Уже Ленин, как известно, пришел к выводу, что рабочие собственными усилиями не могут выработать правильного, т. е. марксистского, понимания своих интересов, что оно должно вноситься в рабочее движение извне — революционно мыслящей и антибуржуазно настроенной интеллигенцией. «Внесение сознания» обернулось затем его насильственным навязыванием, идеологическим диктатом партии «профессиональных революционеров». Круг, что называется, замкнулся: учение, противопоставлявшее себя при своем зарождении любой идеологии, стало орудием невиданного в истории идеологического насилия, практически лишившего его ранга научной теории.
Нет смысла перечислять здесь остальные «ошибки» Маркса, естественные для любого мыслителя, претендующего не на абсолютную истину, а на ту, которая доступна ему в обстоятельствах его времени. Разумеется, многое сегодня выглядит не так, как в середине XIX века. Капитализм стал другим, найдя новые источники своего экономического роста, связанные прежде всего с применением знания, с развитием информационных систем. Не количество затраченного живого труда, а качество продукции, производство которой базируется на принципиально новых технологиях, стало главным источником получения прибылей, поставив под сомнение всю трудовую теорию стоимости.

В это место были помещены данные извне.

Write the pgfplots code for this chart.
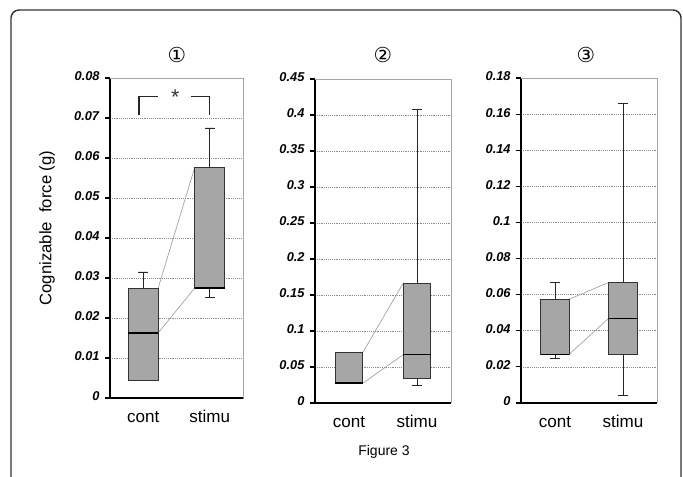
\documentclass[border=0pt]{standalone}
\usepackage{pgfplots}
\pgfplotsset{compat=1.18}
\usepgfplotslibrary{statistics}
\usepackage{fontspec}
\setmainfont{Liberation Sans}
\newfontfamily\dejavu{DejaVu Sans}
\definecolor{boxgray}{HTML}{A6A6A6}
\definecolor{linkgray}{HTML}{A0A0A0}
\definecolor{framegray}{HTML}{333333}
\newcommand{\tl}[1]{\textbf{\textit{#1}}}
\pgfplotsset{
  panel/.style={
    scale only axis,
    anchor=north west,
    xmin=-0.5, xmax=1.5,
    ymin=0,
    scaled y ticks=false,
    axis x line*=bottom,
    axis y line*=left,
    axis line style={-},
    x axis line style={black, line width=1pt},
    y axis line style={black, line width=1.3pt},
    xtick={0,1},
    xticklabels={cont,stimu},
    xtick style={draw=none},
    typeset ticklabels with strut,
    xticklabel style={font=\fontsize{12.8}{14}\selectfont, yshift=-1pt},
    yticklabel style={font=\fontsize{9.6}{11}\selectfont, xshift=-0.5pt},
    tick align=outside,
    major tick length=3.8pt,
    ytick style={black, line width=0.8pt},
    ymajorgrids,
    grid style={densely dotted, gray!90, line width=0.5pt},
    boxplot/draw direction=y,
    boxplot/whisker extend=0.15,
    boxplot/every median/.style={black, line width=1.1pt},
    boxplot/every whisker/.style={black!85, line width=0.7pt},
    boxplot/every box/.style={draw=black!80, line width=0.7pt},
  },
  bx/.style={fill=boxgray, draw=black!80, line width=0.7pt, mark=none},
  lnk/.style={linkgray, line width=0.5pt, mark=none},
}
\begin{document}
\begin{tikzpicture}
\path[use as bounding box] (0,0) rectangle (512.25pt,-357.75pt);
\draw[framegray, line width=1.1pt, rounded corners=6pt] (8.25pt,-7.5pt) rectangle (510.75pt,-380pt);

% Panel 1
\begin{axis}[panel, at={(82.5pt,-58.5pt)}, width=99.75pt, height=240pt,
  ymax=0.08, ytick={0,0.01,0.02,0.03,0.04,0.05,0.06,0.07,0.08},
  yticklabels={\tl{0},\tl{0.01},\tl{0.02},\tl{0.03},\tl{0.04},\tl{0.05},\tl{0.06},\tl{0.07},\tl{0.08}},
  boxplot/box extend=0.45]
\addplot[lnk] coordinates {(0.225,0.0275) (0.775,0.0577)};
\addplot[lnk] coordinates {(0.225,0.0163) (0.775,0.0275)};
\addplot[bx, boxplot prepared={lower whisker=0.0045, lower quartile=0.0045, median=0.0163, upper quartile=0.0275, upper whisker=0.0315, draw position=0}] coordinates {};
\addplot[bx, boxplot prepared={lower whisker=0.0251, lower quartile=0.0275, median=0.0275, upper quartile=0.0577, upper whisker=0.0675, draw position=1}] coordinates {};
\addplot[black!85, line width=0.8pt, mark=none] coordinates {(-0.064,0.0708) (-0.064,0.0753) (0.22,0.0753)};
\addplot[black!85, line width=0.8pt, mark=none] coordinates {(0.72,0.0753) (1.0,0.0753) (1.0,0.0708)};
\node[font=\fontsize{16}{17}\selectfont, text=black!80] at (axis cs:0.48,0.0752) {*};
\end{axis}
\draw[gray!70, line width=0.6pt] (82.5pt,-58.5pt) -- (182.25pt,-58.5pt) -- (182.25pt,-298.5pt);

% Panel 2
\begin{axis}[panel, at={(236.25pt,-59.25pt)}, width=102pt, height=243pt,
  ymax=0.45, ytick={0,0.05,0.1,0.15,0.2,0.25,0.3,0.35,0.4,0.45},
  yticklabels={\tl{0},\tl{0.05},\tl{0.1},\tl{0.15},\tl{0.2},\tl{0.25},\tl{0.3},\tl{0.35},\tl{0.4},\tl{0.45}},
  boxplot/box extend=0.41]
\addplot[lnk] coordinates {(0.205,0.0705) (0.795,0.166)};
\addplot[lnk] coordinates {(0.205,0.0275) (0.795,0.067)};
\addplot[bx, boxplot prepared={lower whisker=0.0275, lower quartile=0.0275, median=0.0275, upper quartile=0.0705, upper whisker=0.0705, draw position=0}, boxplot/whisker extend=0] coordinates {};
\addplot[bx, boxplot prepared={lower whisker=0.024, lower quartile=0.0345, median=0.067, upper quartile=0.166, upper whisker=0.408, draw position=1}] coordinates {};
\end{axis}
\draw[gray!70, line width=0.6pt] (236.25pt,-59.25pt) -- (338.25pt,-59.25pt) -- (338.25pt,-302.25pt);

% Panel 3
\begin{axis}[panel, at={(390.75pt,-58.5pt)}, width=102pt, height=243.75pt,
  ymax=0.18, ytick={0,0.02,0.04,0.06,0.08,0.1,0.12,0.14,0.16,0.18},
  yticklabels={\tl{0},\tl{0.02},\tl{0.04},\tl{0.06},\tl{0.08},\tl{0.1},\tl{0.12},\tl{0.14},\tl{0.16},\tl{0.18}},
  boxplot/box extend=0.42]
\addplot[lnk] coordinates {(0.21,0.0575) (0.79,0.0668)};
\addplot[lnk] coordinates {(0.21,0.027) (0.79,0.0469)};
\addplot[bx, boxplot prepared={lower whisker=0.0248, lower quartile=0.027, median=0.027, upper quartile=0.0575, upper whisker=0.0668, draw position=0}] coordinates {};
\addplot[bx, boxplot prepared={lower whisker=0.0039, lower quartile=0.027, median=0.0469, upper quartile=0.0668, upper whisker=0.166, draw position=1}] coordinates {};
\end{axis}
\draw[gray!70, line width=0.6pt] (390.75pt,-58.5pt) -- (492.75pt,-58.5pt) -- (492.75pt,-302.25pt);

% Titles and labels
\node[font=\dejavu\fontsize{15.5}{17}\selectfont] at (132.75pt,-41.25pt) {①};
\node[font=\dejavu\fontsize{15.5}{17}\selectfont] at (287.25pt,-41.25pt) {②};
\node[font=\dejavu\fontsize{15.5}{17}\selectfont] at (439.5pt,-41.25pt) {③};
\node[rotate=90, font=\fontsize{12.5}{14}\selectfont] at (35.25pt,-171pt) {Cognizable\ \ force (g)};
\node[font=\fontsize{10.5}{12}\selectfont] at (288pt,-339pt) {Figure 3};
\end{tikzpicture}
\end{document}
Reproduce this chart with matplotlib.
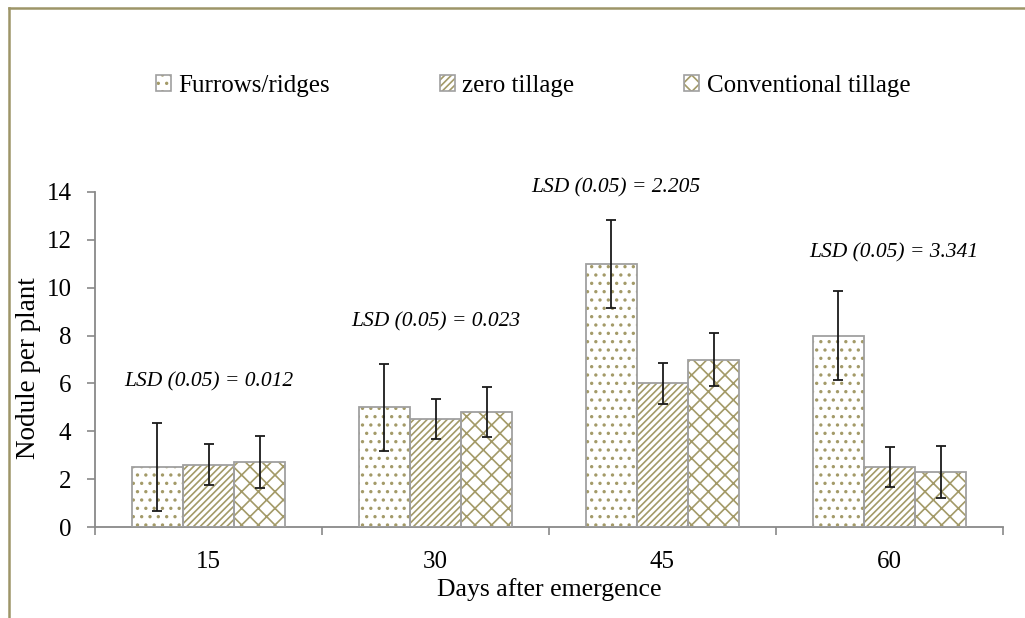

Само понимание капитализма как общества непримиримой классовой борьбы между трудом и капиталом требует существенной корректировки. В своем нынешнем виде капитализм оказался способным реализовать многие программные установки социализма, как он мыслился в позапрошлом веке. Между капитализмом и социализмом уже трудно увидеть ту разграничительную черту, заполненную революциями и насильственными переворотами, которая раньше считалась обязательной при переходе от одного общества к другому. Сама пролетарская версия социализма с ее верой в освободительную миссию рабочего класса сегодня уже никем не воспринимается всерьез. Что же в таком случае остается от социалистической теории?